# An idiot is trying to mix a track.



## Hen G. Near (Dec 30, 2018)

__
		https://soundcloud.com/id%3Dhttps%253A%252F%252Fsoundcloud.com%252Fvry_gud_moosic_by_hen%252Fpregius-is-not-forgettius%252Fs-qtUjv%3Bsecret_token%3Ds-qtUjv%3Btrack_id%3D551759508

So, I am writing music for a project. While I am pretty confident in my composing skills, I can't say the same thing when I have to mix decently the tracks. 

Here is a little part of one of the pieces wich I'm working on.

I fell satisfied with the results, considering that I've obtained this only by trial and error, but at the same time I am sure that I can do a way better work.
So, I need help from you guys. If you can tell me what is good, bad, right or wrong, it would be incredibly helpful to me :3


----------



## Guifrog (Dec 30, 2018)

Hey, I love it! Sounds really dynamic, as it explores a lot from the bouncy mood set through the choice of instruments. Won't comment much composition-wise as I feel it's going in the right direction, just keep it up!

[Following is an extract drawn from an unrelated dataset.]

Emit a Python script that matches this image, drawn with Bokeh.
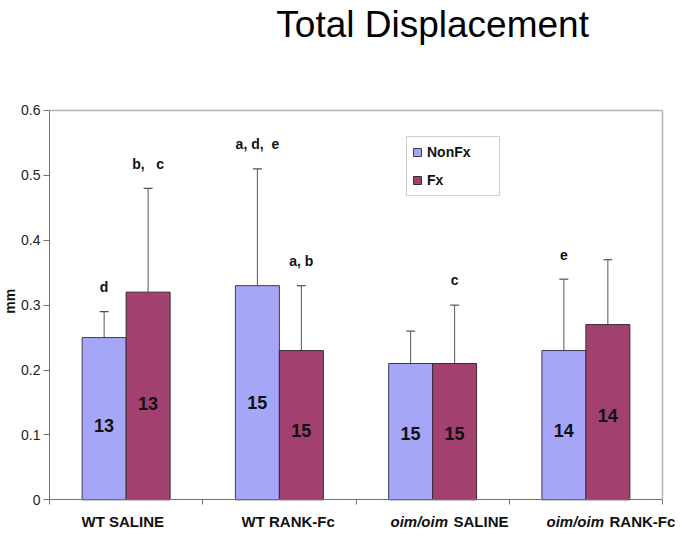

Mixing-wise, I think due to many instruments occupying the same frequency range they fight for space. I could also be wrong but it seems there's a compressor/limiter being used; I'd probably take it away for a moment to check how the instruments are behaving in their volumes without it.

Try cutting unnecessary frequencies in individual samples with the equalizer. A cello doesn't need much highs; ensemble violins don't need much lows; the brass can stay distant from the choir by putting it on a higher-end area; and so on. Each instrument has its peak frequencies - which gives its main character - somewhere, so you may guide yourself by checking the frequency graphs.

Welp, that's what I could think for the moment. Hope it helps somehow :3


----------